In closing, let me assure you that we are working very hard on the 2017-18 budget. We will do our very best to keep our salaries at the top of all Houston area school districts while also maintaining the most affordable health care premiums of any school district in Texas. School finance is a very challenging issue and it has been made even more challenging now that there is no school finance bill or additional money for the next two years, thanks to the Senate’s changes to HB 21 and refusal to participate in the conference committee. If you feel inclined, you should contact your Senator’s office and the Lt. Governor’s office and tell them how disappointed you are in their unwillingness to “sit down in a conference committee with the House on HB 21.”
Thank you for serving as Key Communicator. Enjoy your weekend and please remember why we celebrate Memorial Day, to honor those who have given their lives for our freedom.
Update on House Bill 22
I wanted to share one more piece of information with you today regarding important legislation that affects all of us in public education. My previous letter discussed the school finance situation in Texas. I now want to update you now on HB 22 – the school accountability bill that we designed to help with the A-F ratings system.
As was with HB 21, HB 22 was a very good piece of legislation coming out of the House of Representatives. If you remember, this bill accomplished several things.
- HB 22 reduced the number of domains from five to three. These domains were: student achievement, student progress and school climate.
- It included non-test, non STAAR based indicators.
- Included alternate assessments in lieu of STAAR exams (these assessments are quality assessments being used by districts across Texas).
- HB 22 created a weighted system where districts are held more accountable for students that are continuously enrolled in our schools.

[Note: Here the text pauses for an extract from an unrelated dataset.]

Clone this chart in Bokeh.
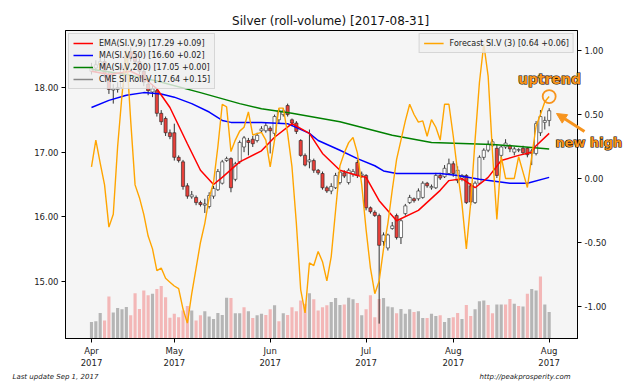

- It delayed full implementation of the system until the 2019-20 school year. This gives TEA time to do this right. As many of you know, all too often major parts of policy changes at the statewide level are rushed and implemented in a haphazard manner and local school systems are left trying to figure out what is expected of them.
The process is the same as HB 21. The House approved HB 22 146-0 and sent it to the Senate for consideration. This bill was sent to the Senate almost seven weeks ago and at 2:30 am yesterday morning, the Senate passed a stripped-down version of the original HB 22. The Senate literally took a good bill and sent back a much weaker and less meaningful accountability bill. Basically, it was good policy coming out of the House and now it’s mediocre – at best – policy. The Senate version took away almost all of the proposed changes with the exception for the continuous enrollment provision and also added a fourth domain – closing the achievement gaps between racial and socioeconomic groups.
Now that the Senate version has passed, it is back to the House. The House may decide to pass the bill as is, or negotiate with the Senate through the conference committee process I explained in my previous letter. The Board and I prefer the House version, as it included provisions to measure a student, a campus and a school district as a whole. The Senate version takes us back to where we are all graded by a single test. I will update you with more as soon I as I know anything.
Thank you for serving as Key Communicator. Again, enjoy your weekend and please remember why we celebrate Memorial Day, to honor those who have given their lives for our freedom.